Modern cryptography is about so much more than encryption; as follows of this blog will know. Last month I discussed how the technique of secure multi-party computation (MPC) can be used to provide defence mitigation techniques for servers. By splitting up a secret held on one server into two secrets held on two servers one can mitigate against a single server being compromised by an attacker. The functionality provided by the secret is then still accessed, but via a secure multi-party computation protocol. What is surprising is that such a protocol is now really practical; whereas a few years ago it would have been inconceivable to think about implementing it.

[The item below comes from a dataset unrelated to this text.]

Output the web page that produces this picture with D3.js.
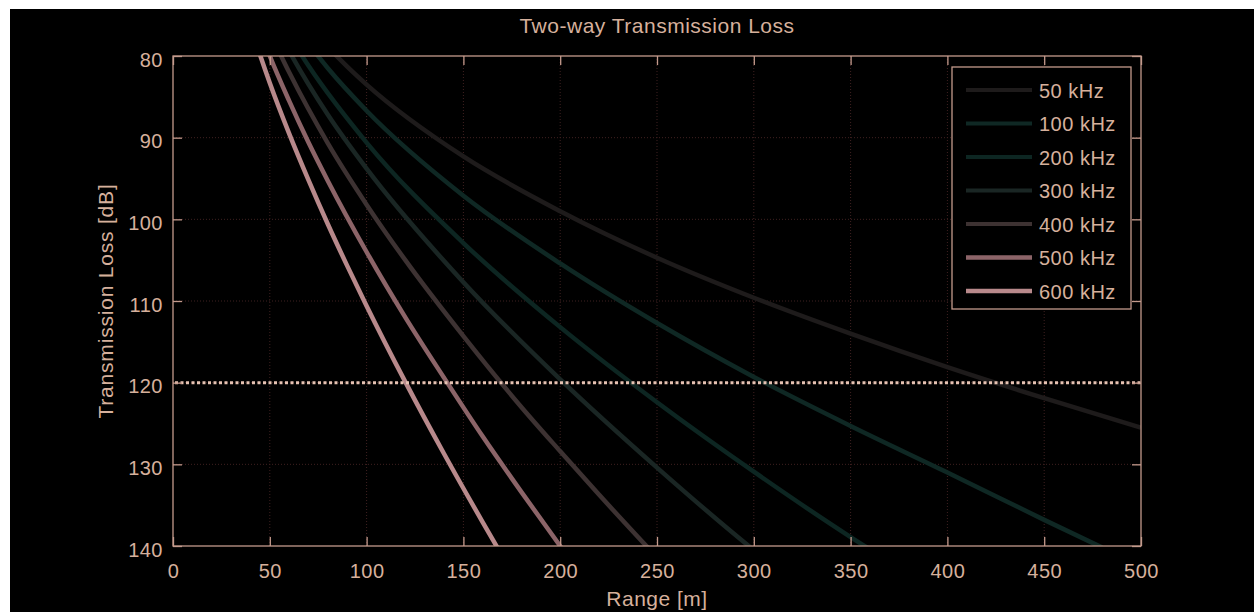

But there are all sorts of other cool things one can do with MPC. A recent video by our Estonian friends on YouTube shows an application of MPC to the world of space. The problem statement is quite simple; there are so many man made satellites orbiting the earth that it is likely that two will collide. Given how expensive this is, in terms of replacing the satellite, people want to avoid this. However, the location of each satellite can be a closely gaurded secret; it can even be a national secret. So what we want is a way for two parties to compute whether two satellites are about to hit each other, without either party learning the location of the other satellite in the case where they are not about to hit each other (if they are going to hit each other then the location of the collision is in some sense going to leak by definition).  As expected this is another practical, real world application, for multi-party computation.

So with MPC being used to stop satellites hitting each other cryptographers really are becoming rocket scientists.